10 thoughts on “Otherness

  1. Oh, really interesting post, Chris, and that background information is fascinating. This time round the painter really stood out for me, in his contrast with Barney, but I hadn’t made the connections with abstract art or in Lovecraft. Fascinating!!

    Liked by 1 person

    1. Thanks, Karen! It’s interesting, I think, how the painter – who’s the nexus for all the trouble in this novel, remains anonymous right through to the end. We’ve had the Withers pair, Mr Hastings and Hawkin, plus Mr Mitothin, so far in the series, and even if their explicit origins are never made clear at least they’ve always been named. Here the adversary is simply “the painter” or “the man”. So I tried to focus on the abstract expressionism that was an indicator of his being and his malevolence.

      The Lovecraft link? Although HPL was a Rhode Island man, many of his tales were set in Massachusetts – which is where Cooper has spent much of her life since moving to the US. I couldn’t resist pointing out the connection!

      Liked by 1 person

  2. I really enjoyed your comments about the artist, too, thank you. I love this book for its feminine energy and always have done, having read it at various times of my life. And bonus points for reading book four when and where you did – hope no Mari Llwyds appeared!!

    Liked by 1 person

    1. I agree that this is very female-centred, Liz, and quite rightly too! The next one is back to male-centred again, though there is I suppose an element of cherchez la femme in it.
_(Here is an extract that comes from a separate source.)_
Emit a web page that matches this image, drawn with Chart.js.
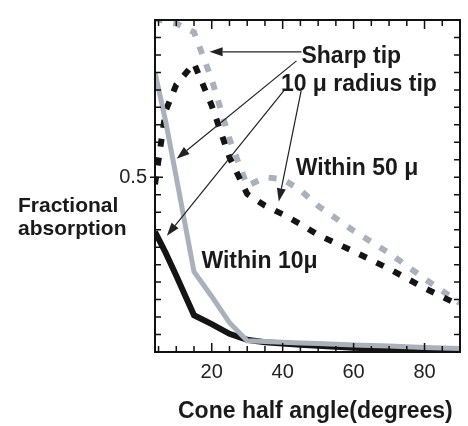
<!DOCTYPE html>
<html>
<head>
<meta charset="utf-8">
<script src="https://cdn.jsdelivr.net/npm/chart.js@4/dist/chart.umd.min.js"></script>
<style>
  html, body { margin: 0; padding: 0; background: #fff; }
</style>
</head>
<body>
<canvas id="myChart" width="468" height="426"></canvas>
<script>
// cone half angle (degrees)
const angles = [4, 7, 10, 15, 20, 25, 30, 35, 40, 45, 50, 60, 70, 80, 90];

// fractional absorption
const sharpWithin50 = [0.955, 0.945, 0.94, 0.915, 0.78, 0.61, 0.475, 0.5, 0.495, 0.463, 0.418, 0.347, 0.283, 0.21, 0.14];
const radiusWithin50 = [0.48, 0.69, 0.765, 0.826, 0.705, 0.557, 0.452, 0.419, 0.394, 0.366, 0.335, 0.288, 0.238, 0.183, 0.133];
const sharpWithin10 = [0.8, 0.66, 0.5, 0.23, 0.159, 0.084, 0.032, 0.03, 0.028, 0.026, 0.024, 0.02, 0.017, 0.013, 0.01];
const radiusWithin10 = [0.344, 0.284, 0.218, 0.105, 0.08, 0.052, 0.035, 0.028, 0.024, 0.021, 0.018, 0.012, 0.008, 0.005, 0.004];

const yTickLabels = [0.5];
const xTickLabels = [20, 40, 60, 80];

const GRAY = "#aab1ba";
const BLACK = "#141414";
const FONT = "'Liberation Sans', Arial, sans-serif";

// annotation text and arrows, in data units
const notes = [
  { text: "Sharp tip", x: 45.3, y: 0.828 },
  { text: "10 \u03bc radius tip", x: 39.5, y: 0.747 },
  { text: "Within 50 \u03bc", x: 43.7, y: 0.506 },
  { text: "Within 10\u03bc", x: 17.1, y: 0.239 },
];
const arrows = [
  [45.3, 0.859, 19.4, 0.859],
  [43.9, 0.833, 10.1, 0.553],
  [40.3, 0.747, 7.35, 0.333],
  [45.2, 0.747, 38.9, 0.431],
];

function toPoints(values) {
  return values.map((v, i) => ({ x: angles[i], y: v }));
}

function drawArrow(ctx, x1, y1, x2, y2) {
  const ang = Math.atan2(y2 - y1, x2 - x1);
  const len = 13, half = 4.5;
  const bx = x2 - Math.cos(ang) * len, by = y2 - Math.sin(ang) * len;
  ctx.beginPath();
  ctx.moveTo(x1, y1);
  ctx.lineTo(bx, by);
  ctx.stroke();
  ctx.beginPath();
  ctx.moveTo(x2, y2);
  ctx.lineTo(bx - Math.sin(ang) * half, by + Math.cos(ang) * half);
  ctx.lineTo(bx + Math.sin(ang) * half, by - Math.cos(ang) * half);
  ctx.closePath();
  ctx.fill();
}

const decorations = {
  id: "decorations",
  afterDatasetsDraw(chart) {
    const { ctx, chartArea: a, scales: { x, y } } = chart;
    ctx.save();

    // frame
    ctx.strokeStyle = "#111";
    ctx.lineWidth = 2;
    ctx.strokeRect(a.left, a.top, a.right - a.left, a.bottom - a.top);

    // inward tick marks
    ctx.lineWidth = 1.5;
    ctx.beginPath();
    for (let v = 5; v < 90; v += 5) {
      const px = x.getPixelForValue(v);
      const len = xTickLabels.includes(v) ? 9 : 6;
      ctx.moveTo(px, a.bottom);
      ctx.lineTo(px, a.bottom - len);
      ctx.moveTo(px, a.top);
      ctx.lineTo(px, a.top + len);
    }
    for (let i = 1; i < 19; i++) {
      const py = y.getPixelForValue(i * 0.05);
      const major = i === 10;
      ctx.moveTo(a.left - (major ? 5 : 0), py);
      ctx.lineTo(a.left + (major ? 8 : 6), py);
      ctx.moveTo(a.right, py);
      ctx.lineTo(a.right - 6, py);
    }
    ctx.stroke();

    // arrows
    ctx.strokeStyle = "#222";
    ctx.fillStyle = "#222";
    ctx.lineWidth = 1.2;
    arrows.forEach(([x1, y1, x2, y2]) => {
      drawArrow(ctx, x.getPixelForValue(x1), y.getPixelForValue(y1),
        x.getPixelForValue(x2), y.getPixelForValue(y2));
    });

    // labels on the plot
    ctx.fillStyle = "#1a1a1a";
    ctx.font = "bold 23px " + FONT;
    ctx.textAlign = "left";
    ctx.textBaseline = "alphabetic";
    notes.forEach((n) => {
      ctx.fillText(n.text, x.getPixelForValue(n.x), y.getPixelForValue(n.y));
    });

    // axis titles
    ctx.font = "bold 21px " + FONT;
    ctx.fillText("Fractional", 18, 212);
    ctx.fillText("absorption", 18, 235);
    ctx.font = "bold 23px " + FONT;
    ctx.fillText("Cone half angle(degrees)", 178, 418);

    ctx.restore();
  },
};

const ctx = document.getElementById("myChart").getContext("2d");

new Chart(ctx, {
  type: "line",
  data: {
    datasets: [
      {
        label: "Sharp tip, within 10 \u03bc",
        data: toPoints(sharpWithin10),
        borderColor: GRAY,
        borderWidth: 5,
      },
      {
        label: "10 \u03bc radius tip, within 10 \u03bc",
        data: toPoints(radiusWithin10),
        borderColor: BLACK,
        borderWidth: 6,
      },
      {
        label: "10 \u03bc radius tip, within 50 \u03bc",
        data: toPoints(radiusWithin50),
        borderColor: BLACK,
        borderWidth: 6,
        borderDash: [8, 11],
      },
      {
        label: "Sharp tip, within 50 \u03bc",
        data: toPoints(sharpWithin50),
        borderColor: GRAY,
        borderWidth: 6,
        borderDash: [8, 11],
      },
    ],
  },
  options: {
    responsive: false,
    animation: false,
    layout: { padding: { top: 10, right: 5, left: 0, bottom: 0 } },
    elements: {
      line: { tension: 0, fill: false, borderJoinStyle: "miter" },
      point: { radius: 0 },
    },
    datasets: { line: { clip: 0 } },
    plugins: {
      legend: { display: false },
      tooltip: { enabled: false },
    },
    scales: {
      x: {
        type: "linear",
        min: 4,
        max: 90,
        grid: { display: false, drawTicks: false },
        border: { display: false },
        afterFit: (scale) => { scale.height = 74; },
        ticks: {
          stepSize: 5,
          padding: 8,
          color: "#222",
          font: { family: FONT, size: 20 },
          maxRotation: 0,
          autoSkip: false,
          callback: (v) => (xTickLabels.includes(v) ? String(v) : ""),
        },
      },
      y: {
        type: "linear",
        min: 0,
        max: 0.95,
        grid: { display: false, drawTicks: false },
        border: { display: false },
        afterFit: (scale) => { scale.width = 155; },
        ticks: {
          stepSize: 0.05,
          padding: 8,
          color: "#222",
          font: { family: FONT, size: 20 },
          autoSkip: false,
          callback: (v) => {
            const hit = yTickLabels.find((t) => Math.abs(t - v) < 1e-6);
            return hit === undefined ? "" : String(hit);
          },
        },
      },
    },
  },
  plugins: [decorations],
});
</script>
</body>
</html>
No Mari Lloyds yet though, until I’m guessing the last instalment…

      Liked by 1 person

  3. Yet more wonderful discussion of sources and influences. I love the abstract expressionism link. Funnily enough, I’ve recently read another novel in which a painter is driven mad by something he’s seen and has to get onto canvas! (Cole Haddon’s Psalms for the end of the world – highly recommended).

    Liked by 1 person

    1. The Haddon book looks and sounds intriguing, Annabel, I’ll look into it further! As for the discussions, I’m enjoying going into these novels in a little more detail than spoiler-free reviews can allow, so I’m glad you’re liking them all.